Democrat control of the House brings an end to a unified Republican government. No longer can hoteliers count on a Republican Congress to tee up landmark legislation, such as the Tax Cuts and Jobs Act, for President Trump to sign into law. Democrat control means that the next two years will likely be vastly different than the last. We’ll see what each party’s priorities will be as party leaders lay out their agenda for the new Congress as we head into 2019.
Having served in a legislature myself, I know that it is incumbent upon the leaders in each house to strive towards a path of governance. If the Democrats and Republicans in Washington have the slightest desire to move the ball forward on any legislative issues, they will have to wheel, deal, and compromise. I am optimistic that our two parties will be able to meet halfway on a few big items on which we already see bipartisan cooperation. For starters, bipartisan legislation to address the National Parks maintenance backlog is advancing through the House and Senate, and we may see a larger transportation infrastructure bill gain traction as each party looks to demonstrate their ability to get something done.
But to return to my initial question of what a divided Congress means for hoteliers, we must look at the 115th Congress’ unfinished business.
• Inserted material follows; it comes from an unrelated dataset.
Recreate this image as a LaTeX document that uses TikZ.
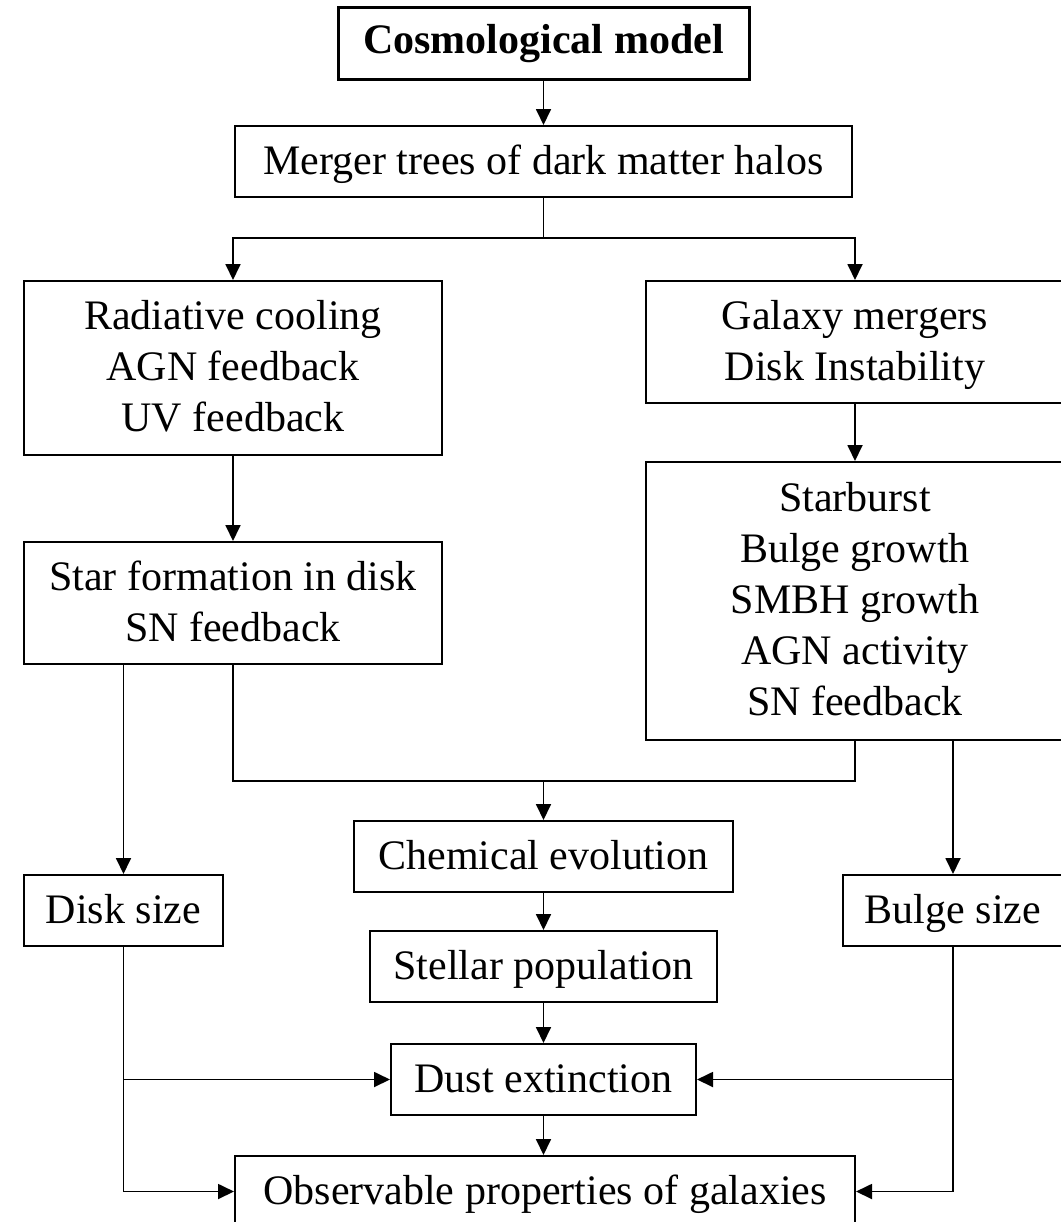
\documentclass[tikz,border=0pt]{standalone}
\usepackage{fontspec}
\setmainfont{Liberation Serif}
\usetikzlibrary{arrows.meta}
\newcommand{\lastd}{\rule[-2pt]{0pt}{0pt}}
\begin{document}
\begin{tikzpicture}[x=0.5pt,y=-0.5pt,
  box/.style={draw, line width=1pt, inner sep=0pt, align=center,
              font=\fontsize{21pt}{25.5pt}\selectfont},
  one/.style={text height=14.5pt, text depth=2pt},
  sz/.style 2 args={minimum width=#1*0.5pt, minimum height=#2*0.5pt},
  arr/.style={line width=0.9pt, -{Triangle[length=8pt,width=7.5pt]}},
  ln/.style={line width=0.9pt}]
\useasboundingbox (0,0) rectangle (1061,1222);

\node[box, one, line width=1.5pt, sz={411}{72},
      font=\fontsize{21pt}{25.5pt}\selectfont\bfseries, text depth=4.5pt]
      (cosmo) at (543.5,43) {Cosmological model};
\node[box, one, sz={617}{71}] (merger) at (543.5,161.5) {Merger trees of dark matter halos};
\node[box, sz={418}{174}] (radiative) at (233,368)
      {Radiative cooling\\AGN feedback\\UV feedback\lastd};
\node[box, sz={418}{122}] (galaxy) at (855,342)
      {Galaxy mergers\\\smash{Disk Instability}\lastd};
\node[box, sz={418}{278}] (starburst) at (855,601)
      {Starburst\\Bulge growth\\SMBH growth\\AGN activity\\SN feedback\lastd};
\node[box, sz={418}{122}] (starform) at (233,603)
      {Star formation in disk\\SN feedback\lastd};
\node[box, one, sz={379}{71}] (chem) at (543.5,856.5) {Chemical evolution};
\node[box, one, sz={199}{71}] (disksize) at (123.5,910.5) {Disk size};
\node[box, one, sz={220}{71}] (bulge) at (953,910.5) {Bulge size};
\node[box, one, sz={347}{71}] (stellar) at (543.5,966.5) {Stellar population};
\node[box, one, sz={305}{71}] (dust) at (543.5,1079.5) {Dust extinction};
\node[box, one, sz={620}{71}] (obs) at (545,1191.5) {Observable properties of galaxies};

\coordinate (split) at (543.5,238);
\coordinate (mj) at (543.5,781);

\draw[arr] (cosmo) -- (merger);
\draw[ln] (merger.south) -- (split);
\draw[arr] (split) -| (radiative.north);
\draw[arr] (split) -| (galaxy.north);
\draw[arr] (radiative) -- (starform);
\draw[arr] (galaxy) -- (starburst);
\draw[arr] (starform.south -| disksize.north) -- (disksize.north);
\draw[ln] (starform.south) |- (mj) -| (starburst.south);
\draw[arr] (mj) -- (chem);
\draw[arr] (starburst.south -| bulge.north) -- (bulge.north);
\draw[arr] (chem) -- (stellar);
\draw[arr] (stellar) -- (dust);
\draw[arr] (dust.south) -- (dust.south |- obs.north);
\draw[arr] (disksize.south) |- (obs.west);
\draw[arr] (disksize.south |- dust.west) -- (dust.west);
\draw[arr] (bulge.south) |- (obs.east);
\draw[arr] (bulge.south |- dust.east) -- (dust.east);
\end{tikzpicture}
\end{document}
The Save Local Business Act, a bipartisan piece of legislation that would create a statutory joint employer standard, passed the House but was not considered by the Senate. With Democrats controlling the House in the 116th Congress, it is unlikely that this bill will even see the light of day. The contentious debate about what constitutes a joint employer and the disastrous 2015 Browning-Ferris Industries ruling by the National Labor Relations Board (NLRB) muddied up the joint employer standard and continues to threaten the franchise business model. While Chairman Ring stated that the NLRB will bring clarity to the standard through the rulemaking process, the creation of a statutory standard by Congress would prevent the sort of fly-by-night bureaucratic overreach that savaged the traditional joint employer standard. I’m confident that the NLRB will restore the traditional standard, but the Save Local Business Act and any hope of a statutory standard will have to wait for a Congress that prioritizes small business owners over large corporations and unions.
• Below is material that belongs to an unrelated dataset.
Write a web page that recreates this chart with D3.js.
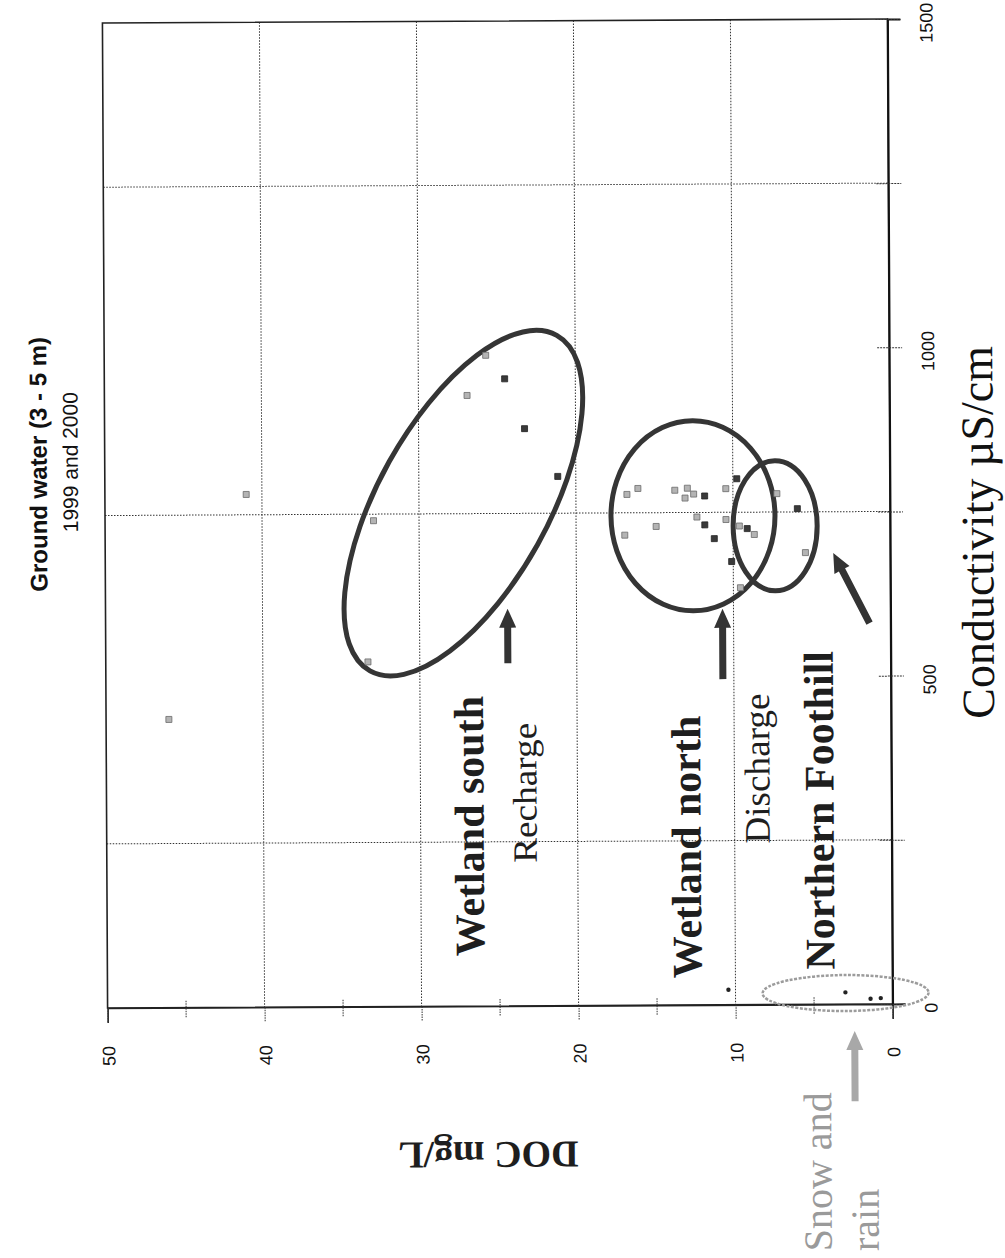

Regrettably, “Tax Reform 2.0” did not pass the Senate, and the tax cuts and other key provisions in the Tax Cuts and Jobs Act that are set to expire in 2026 will likely not be made permanent in the next two years. The permanency of the tax cuts for the average tax payer will now be a political football for the next few years as the parties try to advance it towards their goals.
Also unfinished in the 115th Congress is the ADA Education and Reform Act. While it passed the House, the Senate did not consider it. This bill would help put an end to drive-by lawsuits.
While the prospects for some of the hotel industry’s big legislative initiatives may appear rather dim, there are opportunities abound. Over 50 members of Congress did not seek reelection, and a significant number lost their seats. With so many first-time lawmakers in Washington, hoteliers have a fantastic opportunity to educate them about our industry, our story, and our future. Talking about how you hire and train your employees, develop a relationship with them, and strive to help them advance professionally can help a skeptical member understand why the Save Local Business Act is key to preventing large corporations from turning small business owners into middle managers. Sharing your story about how an unscrupulous attorney and a serial plaintiff who never even visited your property tried to extort tens of thousands of dollars from you by alleging ADA violations can help open a legislator’s eyes to the peril of drive-by lawsuits. As I always emphasize to hoteliers, the key here is to invest the time to develop relationships with these new lawmakers so they understand and appreciate your perspective and the information you can provide to them about the issues affecting your community and business.